The form of the novel – a series of journal entries addressed to God – is intensely interior, giving the reader direct access to the narrator’s thoughts and feelings, most of them deliberately concealed from the outside world, most of the time. Her curiously flat affect and chronic dissatisfaction signal that something vital is missing in her. This feeling is mirrored in the reactions of those she sporadically, barely, confides in. Take this exchange with her housemate Nyasha, a Zimbabwean colleague: ‘I asked her if she ever wished certain patients would die. She looked at me funny and said no.’

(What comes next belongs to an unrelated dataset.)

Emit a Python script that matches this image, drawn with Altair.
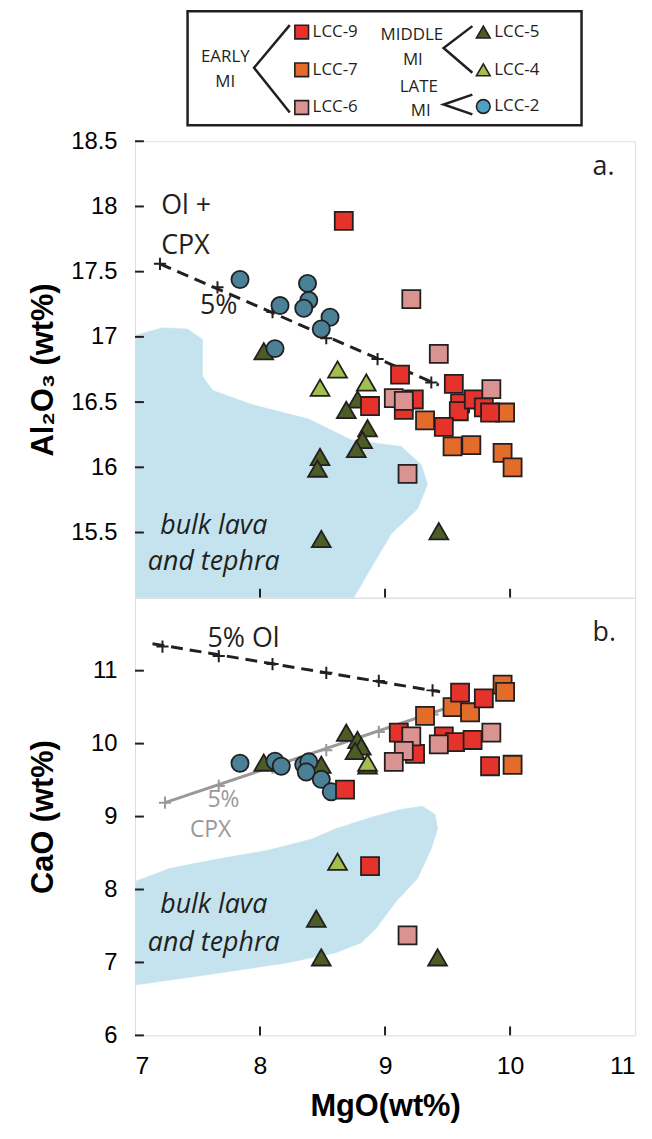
import altair as alt
import pandas as pd

# ---------------- measured compositions (wt%) ----------------
# Panel a: Al2O3 vs MgO
A_LCC9_MGO = [8.67, 8.88, 9.12, 9.23, 9.15, 9.55, 9.60, 9.59, 9.71, 9.79, 9.84, 9.47]
A_LCC9_VAL = [17.89, 16.47, 16.71, 16.52, 16.44, 16.64, 16.49, 16.43, 16.52, 16.46, 16.42, 16.31]
A_LCC7_MGO = [9.32, 9.96, 9.54, 9.69, 9.94, 10.02]
A_LCC7_VAL = [16.36, 16.42, 16.16, 16.17, 16.11, 16.00]
A_LCC6_MGO = [9.21, 9.43, 9.85, 9.07, 9.15, 9.18]
A_LCC6_VAL = [17.29, 16.87, 16.60, 16.53, 16.51, 15.95]
A_LCC5_MGO = [8.03, 8.78, 8.69, 8.86, 8.82, 8.77, 8.48, 8.46, 8.49, 9.43]
A_LCC5_VAL = [16.89, 16.52, 16.44, 16.30, 16.21, 16.14, 16.08, 15.99, 15.45, 15.51]
A_LCC4_MGO = [8.62, 8.48, 8.85]
A_LCC4_VAL = [16.75, 16.61, 16.65]
A_LCC2_MGO = [7.84, 8.16, 8.38, 8.39, 8.35, 8.56, 8.49, 8.12]
A_LCC2_VAL = [17.44, 17.24, 17.41, 17.28, 17.22, 17.15, 17.06, 16.91]

# Panel b: CaO vs MgO
B_LCC9_MGO = [9.11, 9.24, 9.47, 9.56, 9.70, 9.60, 9.79, 9.84, 8.68, 8.88]
B_LCC9_VAL = [10.15, 9.86, 10.10, 10.02, 10.05, 10.70, 10.62, 9.69, 9.37, 8.32]
B_LCC7_MGO = [9.32, 9.54, 9.68, 9.94, 9.96, 10.02]
B_LCC7_VAL = [10.38, 10.50, 10.43, 10.81, 10.71, 9.71]
B_LCC6_MGO = [9.21, 9.15, 9.07, 9.43, 9.85, 9.18]
B_LCC6_VAL = [10.10, 9.90, 9.75, 9.99, 10.15, 7.37]
B_LCC5_MGO = [8.03, 8.49, 8.69, 8.78, 8.81, 8.76, 8.86, 8.45, 8.49, 9.42]
B_LCC5_VAL = [9.74, 9.71, 10.15, 10.05, 9.96, 9.90, 9.70, 7.60, 7.07, 7.07]
B_LCC4_MGO = [8.86, 8.62]
B_LCC4_VAL = [9.74, 8.38]
B_LCC2_MGO = [7.84, 8.12, 8.17, 8.35, 8.39, 8.37, 8.49, 8.57]
B_LCC2_VAL = [9.73, 9.76, 9.69, 9.71, 9.75, 9.61, 9.51, 9.34]

# ---------------- fractionation vectors ----------------
OLCPX_LINE_MGO = [7.20, 9.43]
OLCPX_LINE_AL = [17.56, 16.63]
OLCPX_TICK_MGO = [7.20, 7.66, 8.10, 8.53, 8.94, 9.37]
OLCPX_TICK_AL = [17.56, 17.38, 17.19, 16.99, 16.83, 16.65]

OL_LINE_MGO = [7.14, 9.44]
OL_LINE_CAO = [11.37, 10.71]
OL_TICK_MGO = [7.22, 7.67, 8.10, 8.53, 8.95, 9.38]
OL_TICK_CAO = [11.33, 11.20, 11.09, 10.97, 10.86, 10.73]

CPX_LINE_MGO = [7.24, 9.60]
CPX_LINE_CAO = [9.19, 10.55]
CPX_TICK_MGO = [7.24, 7.67, 8.10, 8.53, 8.95, 9.38]
CPX_TICK_CAO = [9.19, 9.42, 9.67, 9.91, 10.16, 10.40]

# ---------------- bulk lava and tephra fields ----------------
BULK_A_MGO = [7.00, 7.22, 7.42, 7.54, 7.54, 7.62, 7.94, 8.39, 8.73, 9.13, 9.29, 9.34,
              9.26, 9.05, 8.87, 8.75, 7.00]
BULK_A_AL = [17.01, 17.07, 17.06, 16.98, 16.70, 16.59, 16.48, 16.37, 16.21, 16.16, 16.02, 15.87,
             15.68, 15.49, 15.20, 15.00, 15.00]
BULK_B_MGO = [7.00, 7.28, 7.67, 8.07, 8.41, 8.60, 8.89, 9.13, 9.30, 9.40, 9.42, 9.37,
              9.26, 9.09, 8.93, 8.81, 8.60, 8.20, 7.54, 7.00]
BULK_B_CAO = [8.11, 8.29, 8.42, 8.54, 8.69, 8.83, 8.99, 9.10, 9.14, 9.03, 8.83, 8.56,
              8.15, 7.84, 7.47, 7.27, 7.13, 6.99, 6.82, 6.69]

SAMPLES = ["LCC-9", "LCC-7", "LCC-6", "LCC-5", "LCC-4", "LCC-2"]
GROUPS = ["EARLY MI", "EARLY MI", "EARLY MI", "MIDDLE MI", "MIDDLE MI", "LATE MI"]
FILLS = ["#e5322b", "#e46c2b", "#d99391", "#4b5d24", "#a2bf4e", "#4a8196"]
SHAPES = ["square", "square", "square", "triangle-up", "triangle-up", "circle"]
SIZES = [330, 330, 330, 360, 360, 300]

INK = "#231f20"
GREY = "#9b9898"
FIELD_BLUE = "#c4e3ee"
FONT = "Open Sans"

X_DOMAIN = [7, 11]
X_TICKS = [7, 8, 9, 10, 11]
PANEL_W = 504


def points_frame(pairs):
    rows = []
    for name, (mgo, val) in zip(SAMPLES, pairs):
        for m, v in zip(mgo, val):
            rows.append({"sample": name, "MgO": m, "val": v})
    return pd.DataFrame(rows)


def ticks_frame(mgo, val):
    return pd.DataFrame({"MgO": mgo, "val": val})


def panel(pts, bulk, vectors, notes, ydomain, yticks, ytitle, height, bottom):
    xs = alt.Scale(domain=X_DOMAIN, nice=False, zero=False)
    ys = alt.Scale(domain=ydomain, nice=False, zero=False)
    if bottom:
        xaxis = alt.Axis(values=X_TICKS, format="~g", ticks=False, domain=False, grid=False,
                         labelPadding=18, labelFontSize=25, title="MgO(wt%)",
                         titleFontSize=31, titleFontWeight="bold", titlePadding=14)
    else:
        xaxis = None
    yaxis = alt.Axis(values=yticks, format="~g", ticks=False, domain=False, grid=False,
                     labelPadding=18, labelFontSize=24, title=ytitle,
                     titleFontSize=31, titleFontWeight="bold",
                     titleX=-92, titleY=height / 2, titleBaseline="middle")
    X = alt.X("MgO:Q", scale=xs, axis=xaxis)
    Y = alt.Y("val:Q", scale=ys, axis=yaxis)
    Xn = alt.X("MgO:Q", scale=xs)
    Yn = alt.Y("val:Q", scale=ys)

    layers = []
    # field of bulk rock compositions
    bdf = pd.DataFrame({"MgO": bulk[0], "val": bulk[1], "k": range(len(bulk[0]))})
    layers.append(alt.Chart(bdf).mark_line(fill=FIELD_BLUE, stroke=FIELD_BLUE,
                                           strokeWidth=0.5, clip=True)
                  .encode(x=X, y=Y, order="k:Q"))
    # fractionation vectors
    for line, tick, color, dash in vectors:
        ldf = ticks_frame(*line)
        tdf = ticks_frame(*tick)
        lm = alt.Chart(ldf).mark_line(color=color, strokeWidth=3, strokeCap="butt",
                                      **({"strokeDash": dash} if dash else {}))
        layers.append(lm.encode(x=Xn, y=Yn))
        layers.append(alt.Chart(tdf).mark_point(shape="M-1,0L1,0M0,-1L0,1", size=150,
                                                filled=False, stroke=color, strokeWidth=2,
                                                opacity=1)
                      .encode(x=Xn, y=Yn))
    # samples
    order = [3, 4, 5, 1, 0, 2]
    for i in order:
        sub = pts[pts["sample"] == SAMPLES[i]]
        layers.append(alt.Chart(sub).mark_point(shape=SHAPES[i], size=SIZES[i], filled=True,
                                                fill=FILLS[i], stroke=INK, strokeWidth=1.8,
                                                opacity=1)
                      .encode(x=Xn, y=Yn))
    # annotations
    for txt, m, v, align, color, style, fs in notes:
        ndf = pd.DataFrame({"MgO": [m], "val": [v], "t": [txt]})
        layers.append(alt.Chart(ndf).mark_text(align=align, baseline="middle", font=FONT,
                                               fontSize=fs, fontStyle=style, color=color)
                      .encode(x=Xn, y=Yn, text="t:N"))
    # inward ticks
    ytk = pd.DataFrame({"val": yticks})
    layers.append(alt.Chart(ytk).mark_rule(color=INK, strokeWidth=2)
                  .encode(y=Yn, x=alt.value(0), x2=alt.value(9)))
    xtk = pd.DataFrame({"MgO": [8, 9, 10]})
    layers.append(alt.Chart(xtk).mark_rule(color=INK, strokeWidth=2)
                  .encode(x=Xn, y=alt.value(height), y2=alt.value(height - 9)))

    return alt.layer(*layers).properties(width=PANEL_W, height=height)


pts_a = points_frame([(A_LCC9_MGO, A_LCC9_VAL), (A_LCC7_MGO, A_LCC7_VAL), (A_LCC6_MGO, A_LCC6_VAL),
                      (A_LCC5_MGO, A_LCC5_VAL), (A_LCC4_MGO, A_LCC4_VAL), (A_LCC2_MGO, A_LCC2_VAL)])
pts_b = points_frame([(B_LCC9_MGO, B_LCC9_VAL), (B_LCC7_MGO, B_LCC7_VAL), (B_LCC6_MGO, B_LCC6_VAL),
                      (B_LCC5_MGO, B_LCC5_VAL), (B_LCC4_MGO, B_LCC4_VAL), (B_LCC2_MGO, B_LCC2_VAL)])

notes_a = [
    ("Ol +", 7.21, 18.00, "left", INK, "normal", 27),
    ("CPX", 7.21, 17.70, "left", INK, "normal", 27),
    ("5%", 7.52, 17.24, "left", INK, "normal", 27),
    ("a.", 10.66, 18.30, "left", INK, "normal", 27),
    ("bulk lava", 7.63, 15.55, "center", INK, "italic", 27),
    ("and tephra", 7.63, 15.27, "center", INK, "italic", 27),
]
notes_b = [
    ("5% Ol", 7.58, 11.44, "left", INK, "normal", 27),
    ("5%", 7.58, 9.22, "left", GREY, "normal", 23),
    ("CPX", 7.44, 8.81, "left", GREY, "normal", 23),
    ("b.", 10.66, 11.52, "left", INK, "normal", 27),
    ("bulk lava", 7.63, 7.78, "center", INK, "italic", 27),
    ("and tephra", 7.63, 7.27, "center", INK, "italic", 27),
]

top = panel(pts_a, (BULK_A_MGO, BULK_A_AL),
            [((OLCPX_LINE_MGO, OLCPX_LINE_AL), (OLCPX_TICK_MGO, OLCPX_TICK_AL), INK, [12, 7])],
            notes_a, [15, 18.5], [15.5, 16, 16.5, 17, 17.5, 18, 18.5],
            "Al₂O₃ (wt%)", 460, False)
bottom = panel(pts_b, (BULK_B_MGO, BULK_B_CAO),
               [((OL_LINE_MGO, OL_LINE_CAO), (OL_TICK_MGO, OL_TICK_CAO), INK, [12, 7]),
                ((CPX_LINE_MGO, CPX_LINE_CAO), (CPX_TICK_MGO, CPX_TICK_CAO), GREY, None)],
               notes_b, [6, 12], [6, 7, 8, 9, 10, 11],
               "CaO (wt%)", 441, True)

# ---------------- grouped key (legend panel, local pixel layout) ----------------
LEG_H = 137
lx = alt.Scale(domain=[0, PANEL_W], nice=False, zero=False)
ly = alt.Scale(domain=[0, LEG_H], nice=False, zero=False, reverse=True)

key_box = pd.DataFrame({"x": [53], "x2": [450], "y": [6], "y2": [121]})
key_arms = pd.DataFrame({
    "g": ["e", "e", "e", "m", "m", "m", "l", "l", "l"],
    "k": [0, 1, 2, 0, 1, 2, 0, 1, 2],
    "x": [156, 120, 156, 340, 311, 340, 340, 311, 340],
    "y": [20, 63, 108, 21, 43, 68, 90, 100, 110],
})
key_syms = pd.DataFrame({
    "sample": SAMPLES,
    "x": [168, 168, 168, 351, 351, 351],
    "y": [27, 65, 103, 27, 65, 102],
})
key_group_text = pd.DataFrame({
    "t": ["EARLY", "MI", "MIDDLE", "MI", "LATE", "MI"],
    "x": [91, 91, 279, 280, 286, 288],
    "y": [52, 77, 30, 55, 82, 107],
})

kx = alt.X("x:Q", scale=lx, axis=None)
ky = alt.Y("y:Q", scale=ly, axis=None)
key_layers = [
    alt.Chart(key_box).mark_rect(fill="white", stroke=INK, strokeWidth=2.5)
    .encode(x=kx, x2="x2:Q", y=ky, y2="y2:Q"),
    alt.Chart(key_arms).mark_line(color=INK, strokeWidth=2.5)
    .encode(x=kx, y=ky, detail="g:N", order="k:Q"),
    alt.Chart(key_group_text).mark_text(font=FONT, fontSize=17, color=INK, baseline="middle")
    .encode(x=kx, y=ky, text="t:N"),
]
for i, s in enumerate(SAMPLES):
    sub = key_syms[key_syms["sample"] == s]
    key_fill = "#4aa3c6" if s == "LCC-2" else FILLS[i]
    key_layers.append(alt.Chart(sub).mark_point(shape=SHAPES[i], size=190, filled=True,
                                                fill=key_fill, stroke=INK, strokeWidth=1.6,
                                                opacity=1)
                      .encode(x=kx, y=ky))
    key_layers.append(alt.Chart(sub).mark_text(font=FONT, fontSize=17, color=INK, align="left",
                                               baseline="middle", dx=11)
                      .encode(x=kx, y=ky, text="sample:N"))

key = alt.layer(*key_layers).properties(width=PANEL_W, height=LEG_H,
                                        view=alt.ViewBackground(stroke="transparent"))

chart = alt.vconcat(key, top, bottom, spacing=0, bounds="flush").properties(
    padding={"left": 27, "top": 0, "right": 16, "bottom": 0}
).configure_view(stroke=INK, strokeWidth=2).configure_axis(
    labelFont=FONT, titleFont=FONT, labelColor=INK, titleColor=INK
).configure(background="white")

chart.save("out.html", embed_options={"renderer": "svg", "actions": False})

Nyasha, her feisty only friend, ‘hates white people and blames them for everything’; she urges Masechaba to counsel black interns with weaves against ‘self hatred’. Masechaba’s foreigner-wary mother makes her take off all her clothes at the door when she comes home on weekends; ‘she doesn’t want me coming into the house with Nyasha’s charms and black magic’. This brew of overlapping hatred and mistrust of the ‘other’ comes to a boil when Masechaba, on impulse and to impress Nyasha, publicly signs a petition supporting foreign residents. The outsized reaction first gives her the ‘cause’ she’s been lacking, then delivers a revenge blow that threatens to destroy everything, and ties back to her teenage lesson that women are born to suffer.